Like Boundary, Anomaly tests come in both forms: rejection cases for contextually-wrong inputs the system should refuse, and acceptance cases for unusual inputs the system handles gracefully. Both matter.

python

# Rejection: contextually wrong inputs that should be caught
def test_anomaly_empty_member_name():
    with pytest.raises(ValueError):
        book_avengers_ticket(2, "")
 
def test_anomaly_whitespace_only_member_name():
    with pytest.raises(ValueError):
        book_avengers_ticket(2, "   ")
 
# Acceptance: unusual but handled gracefully — documents the behavior
def test_anomaly_very_long_member_name():
    # A 300-character name passes all checks. This test documents that the
    # system currently accepts it, and flags the case for review if a
    # length limit is ever added.
    result = book_avengers_ticket(2, "T" * 300)
    assert result["status"] == "confirmed"

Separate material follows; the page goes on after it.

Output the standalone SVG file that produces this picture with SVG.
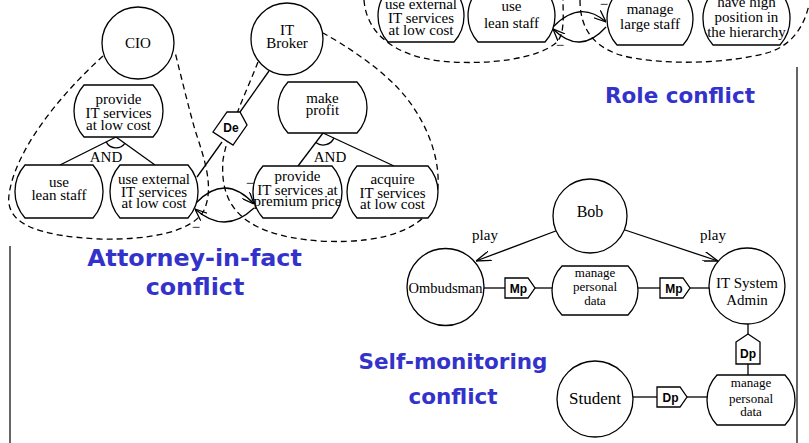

Anomaly rejection tests often expose validation you haven't written yet. If test_anomaly_empty_member_name fails, that's not a test problem — it's a gap in your implementation. The test found it. Add the guard, rerun, move on.

When to write anomaly tests

Write them when a valid type can hold values that make no semantic sense for this specific use case. String fields that shouldn't be blank. Integer fields with no hard upper bound but a clear real-world ceiling. Collections that could technically be empty but shouldn't be.

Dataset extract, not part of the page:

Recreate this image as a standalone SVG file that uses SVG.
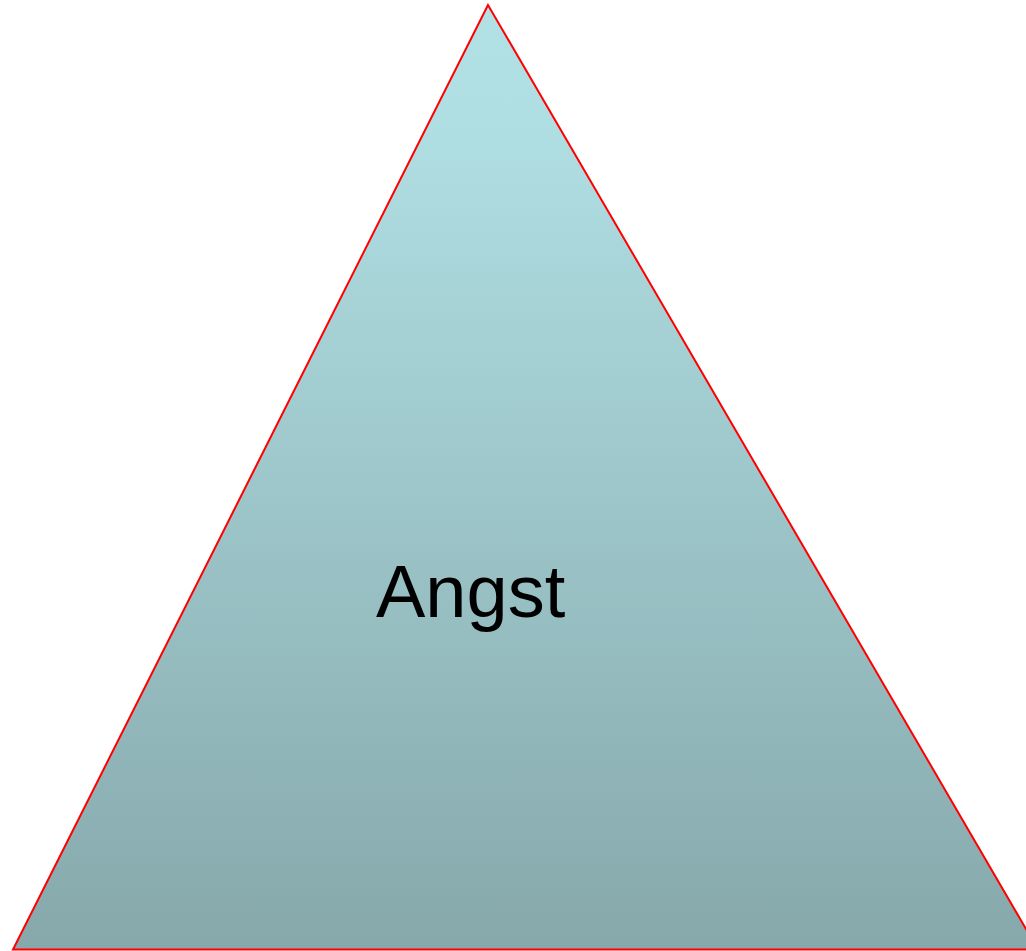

The question to ask: "Is there a value that would pass all my current checks but still feel obviously wrong in this context?" If the answer is yes, that's an anomaly.

When to skip them

Skip them when any value of the correct type can legitimately appear in real usage.

python

def get_hero_by_id(hero_id: int) -> dict | None:
    return heroes_db.get(hero_id)

hero_id is an integer. Any positive integer is a legitimate lookup — some will return data, some will return None, and that's expected behavior. There's no integer value that's "structurally valid but contextually absurd" for a primary-key lookup. The function handles all of them the same correct way. No anomaly tests needed.

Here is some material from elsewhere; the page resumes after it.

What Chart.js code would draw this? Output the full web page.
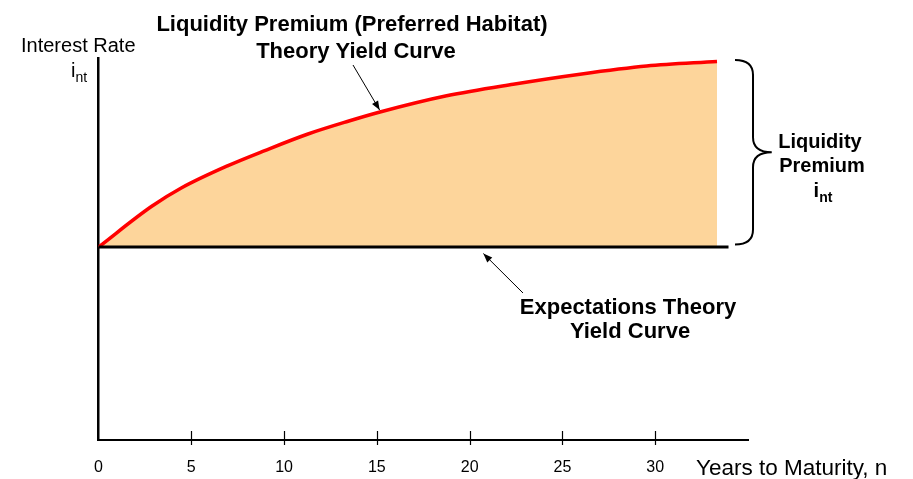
<!DOCTYPE html>
<html>
<head>
<meta charset="utf-8">
<script src="https://cdn.jsdelivr.net/npm/chart.js@4/dist/chart.umd.min.js"></script>
<style>
  html, body { margin: 0; padding: 0; background: #ffffff; }
  #wrap { width: 913px; height: 479px; }
</style>
</head>
<body>
<div id="wrap"><canvas id="yc" width="913" height="479"></canvas></div>
<script>
// Liquidity premium (preferred habitat) yield curve: maturity in years vs. rate level
const years = [0, 2.85, 4.46, 6.98, 8.96, 11.29, 13.45, 15.17, 18.76, 22.35, 25.95, 29.54, 33.33];
const liquidityYield = [5, 6.05, 6.53, 7.11, 7.5, 7.93, 8.26, 8.5, 8.92, 9.22, 9.48, 9.69, 9.81];

// Expectations theory yield curve: flat
const expectationsYears = [0, 33.95];
const expectationsYield = [5, 5];

// Labelled ticks on the maturity axis
const tickValues = [0, 5, 10, 15, 20, 25, 30];

const FONT = '"Liberation Sans", Arial, Helvetica, sans-serif';

function toPoints(xs, ys) {
  return xs.map((x, i) => ({ x: x, y: ys[i] }));
}

function arrow(ctx, x1, y1, x2, y2) {
  ctx.save();
  ctx.strokeStyle = '#000';
  ctx.fillStyle = '#000';
  ctx.lineWidth = 1;
  ctx.beginPath();
  ctx.moveTo(x1, y1);
  ctx.lineTo(x2, y2);
  ctx.stroke();
  const a = Math.atan2(y2 - y1, x2 - x1);
  const len = 9, half = 3.5;
  ctx.beginPath();
  ctx.moveTo(x2, y2);
  ctx.lineTo(x2 - len * Math.cos(a) + half * Math.sin(a), y2 - len * Math.sin(a) - half * Math.cos(a));
  ctx.lineTo(x2 - len * Math.cos(a) - half * Math.sin(a), y2 - len * Math.sin(a) + half * Math.cos(a));
  ctx.closePath();
  ctx.fill();
  ctx.restore();
}

// "i" with subscript "nt"
function subscriptI(ctx, x, baseline, size, bold, align) {
  const w = bold ? 'bold ' : '';
  ctx.font = w + size + 'px ' + FONT;
  const wi = ctx.measureText('i').width;
  ctx.font = w + Math.round(size * 0.68) + 'px ' + FONT;
  const wn = ctx.measureText('nt').width;
  let start = x;
  if (align === 'center') start = x - (wi + wn) / 2;
  ctx.textAlign = 'left';
  ctx.textBaseline = 'alphabetic';
  ctx.font = w + size + 'px ' + FONT;
  ctx.fillText('i', start, baseline);
  ctx.font = w + Math.round(size * 0.68) + 'px ' + FONT;
  ctx.fillText('nt', start + wi, baseline + size * 0.25);
}

const decorations = {
  id: 'decorations',
  afterDraw(chart) {
    const ctx = chart.ctx;
    const xs = chart.scales.x;
    const ys = chart.scales.y;
    const bottom = chart.chartArea.bottom;

    ctx.save();
    // tick marks crossing the maturity axis
    ctx.strokeStyle = '#000';
    ctx.lineWidth = 1.2;
    tickValues.forEach(v => {
      if (v === 0) return;
      const px = Math.round(xs.getPixelForValue(v)) + 0.5;
      ctx.beginPath();
      ctx.moveTo(px, bottom - 9);
      ctx.lineTo(px, bottom + 5);
      ctx.stroke();
    });

    // brace spanning the premium between the two curves
    const last = years.length - 1;
    const yTop = ys.getPixelForValue(liquidityYield[last]) - 1.5;
    const yBot = ys.getPixelForValue(expectationsYield[0]) - 2.5;
    const yMid = (yTop + yBot) / 2;
    const xL = xs.getPixelForValue(34.3);
    const xM = xs.getPixelForValue(35.27);
    const xR = xs.getPixelForValue(36.28);
    const r = 15;
    ctx.lineWidth = 2;
    ctx.beginPath();
    ctx.moveTo(xL, yTop);
    ctx.quadraticCurveTo(xM, yTop, xM, yTop + r);
    ctx.lineTo(xM, yMid - r);
    ctx.quadraticCurveTo(xM, yMid, xR, yMid);
    ctx.quadraticCurveTo(xM, yMid, xM, yMid + r);
    ctx.lineTo(xM, yBot - r);
    ctx.quadraticCurveTo(xM, yBot, xL, yBot);
    ctx.stroke();

    // pointers to each curve
    arrow(ctx, 353, 65, xs.getPixelForValue(15.15), ys.getPixelForValue(8.55));
    arrow(ctx, 523, 293, xs.getPixelForValue(20.74), ys.getPixelForValue(5) + 6.5);

    ctx.fillStyle = '#000';
    // titles
    ctx.font = 'bold 22px ' + FONT;
    ctx.textAlign = 'center';
    ctx.textBaseline = 'alphabetic';
    ctx.fillText('Liquidity Premium (Preferred Habitat)', 352, 31);
    ctx.fillText('Theory Yield Curve', 356, 58);

    ctx.fillText('Expectations Theory', 628, 314);
    ctx.fillText('Yield Curve', 630, 338);

    ctx.font = 'bold 20px ' + FONT;
    ctx.fillText('Liquidity', 820, 148);
    ctx.fillText('Premium', 822, 172);
    subscriptI(ctx, 823, 197, 20, true, 'center');

    // axis captions
    ctx.font = '20px ' + FONT;
    ctx.textAlign = 'left';
    ctx.fillText('Interest Rate', 21, 51.5);
    subscriptI(ctx, 71, 76.5, 20, false, 'left');

    ctx.font = '22.5px ' + FONT;
    ctx.fillText('Years to Maturity, n', 696, 475);
    ctx.restore();
  }
};

new Chart(document.getElementById('yc'), {
  type: 'line',
  data: {
    datasets: [
      {
        label: 'Expectations Theory Yield Curve',
        data: toPoints(expectationsYears, expectationsYield),
        borderColor: '#000000',
        borderWidth: 3,
        pointRadius: 0,
        fill: false,
        tension: 0
      },
      {
        label: 'Liquidity Premium (Preferred Habitat) Theory Yield Curve',
        data: toPoints(years, liquidityYield),
        borderColor: '#ff0000',
        borderWidth: 3.5,
        backgroundColor: '#fdd59b',
        pointRadius: 0,
        fill: { value: 5 },
        cubicInterpolationMode: 'monotone'
      }
    ]
  },
  options: {
    responsive: false,
    animation: false,
    layout: { padding: { left: 98.5, right: 165, top: 58, bottom: 0 } },
    plugins: {
      legend: { display: false },
      tooltip: { enabled: false },
      title: { display: false }
    },
    scales: {
      x: {
        type: 'linear',
        min: 0,
        max: 35,
        grid: { display: false },
        border: { display: true, color: '#000', width: 2 },
        afterBuildTicks(scale) {
          scale.ticks = tickValues.map(v => ({ value: v }));
        },
        afterFit(scale) {
          scale.height = 39;
        },
        ticks: {
          autoSkip: false,
          maxRotation: 0,
          padding: 10,
          color: '#000',
          font: { family: FONT, size: 16 }
        }
      },
      y: {
        type: 'linear',
        min: 0,
        max: 9.9,
        grid: { display: false },
        border: { display: true, color: '#000', width: 2.5 },
        afterFit(scale) {
          scale.width = 0;
        },
        ticks: { display: false }
      }
    }
  },
  plugins: [decorations]
});
</script>
</body>
</html>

The rule: if any valid value of the correct type can legitimately appear in real usage, there's no anomaly to test.

Putting It Together

A complete test suite for book_avengers_ticket covers all four categories:

| Category | What it covers | |----------|---------------| | ✅ Valid | Representative inputs that should succeed | | ❌ Invalid | Wrong types, wrong formats, clearly out-of-range values | | 🎯 Boundary | Exact edges of the allowed range, plus one step outside each | | 🔍 Anomaly | Structurally valid but contextually wrong inputs |

Every test earns its place, and every new case that comes up — from a bug report, a code review, a production incident — has an obvious category to live in. The suite grows with predictability, not with accumulation.

💡 When a bug surfaces in production, ask which of the four categories it falls under. That's where your coverage had a gap — and exactly where your next test belongs.

That's the shift this model creates: from "I hope I covered enough" to "I know what I covered and what I haven't." That's the kind of confidence that makes testing worth doing.